A novel failure mode in multi-agent AI systems: a capable model trusts its sub-agents to deliver grounded facts, but they hallucinate, and the orchestrator launders the fiction into a confident answer without ever questioning it.

Transcript

There is a new, dangerous way for artificial intelligence to be confidently wrong, and it is not the typical hallucination we have learned to watch for. It happens in multi-agent systems, where a main orchestrating model delegates tasks to sub-agents.

These sub-agents use search engines and databases, so their answers are supposed to be anchored in real sources. But when a sub-agent reads a summary, it often infers a connection that was never in the source, and passes that inference up the chain as a fact. The orchestrating model has no reason to doubt its helper, so it accepts the claim and builds on it. The fiction is laundered through the system, gaining authority at each step while losing its connection to reality. This is a cascading hallucination.

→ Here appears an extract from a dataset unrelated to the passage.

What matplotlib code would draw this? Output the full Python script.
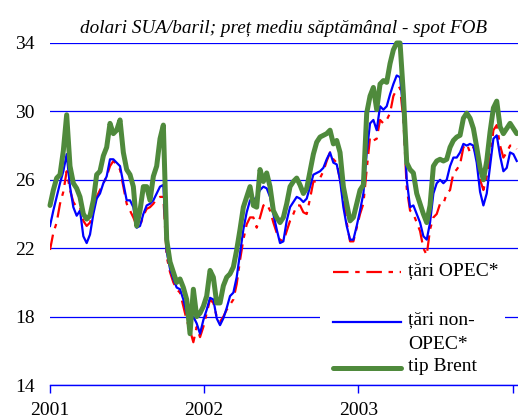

Grounding models in real documents does not prevent this. First, grounding only constrains what a model reads, not what it concludes. A model can easily bridge unrelated facts with a fabricated connection. Second, most grounding relies on quick search summaries rather than primary documents. By the time the final orchestrator receives the information, the uncertainty is completely stripped away. The final output sounds polished and authoritative, but it is built on a game of telephone.

To stop this, we must treat every agent summary as a secondary source, not ground truth. Systems must preserve uncertainty across steps, separating what was actually read from what was merely concluded. When the stakes are high, we have to insist on checking the primary source. As we build more complex AI networks, we have to ask: did anyone, anywhere in the chain, actually verify the thing we are repeating?